2. Google hasn’t forgotten history, and doesn’t want to be doomed to repeat it. Beam briefly touched on the example of Henry Ford, one of the greatest entrepreneurs and innovators ever—Ford disrupted not only an industry, but a way of life. And then he got complacent and GM kicked his ass. (Funny how history repeats itself.)

Google has faced and seen off many challenges, like Microsoft’s Bing, and taken on some huge challenges it won’t necessarily win, like the mobile phone battle with Apple and social-network competition with Facebook. But whatever the outcome, those fights show Google is not being complacent—it understands that complacency guarantees you lose.

That thinking might explain why Google is really extending itself with projects like Glass and the self-driving car. There might not be an immediate payoff, but the company needs to keep challenging itself.

3. Google’s reach is global because its user base is global. Beam spent some time in her presentation talking about Google working with startups in Afghanistan and other projects in the developing world. It’s about market development, it’s also the right thing to do, and it keeps the company open to new ideas—you need to know your users, even if they’re on the other side of the world.

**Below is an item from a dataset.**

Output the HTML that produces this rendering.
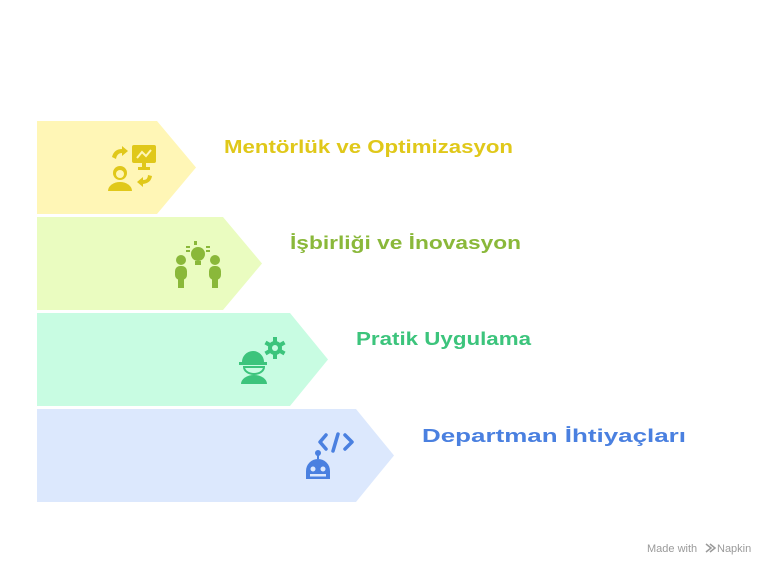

4. Using Google+ makes more sense when someone from Google explains it to you. There are a few social media tools out there that businesses use a lot more than Google+, largely because they have an active user base that’s more vibrant. With so many options, and so little time, devoting a lot of energy to yet another social network can seem more like a burden than an opportunity.

But features like Hangouts and Circles really do seem like promising ways to target specific groups of customers, and new features like G+ Ripples and Google Now could make it even more valuable. Google+ might not be one of the top social platforms now, but it’s probably too soon to write it off.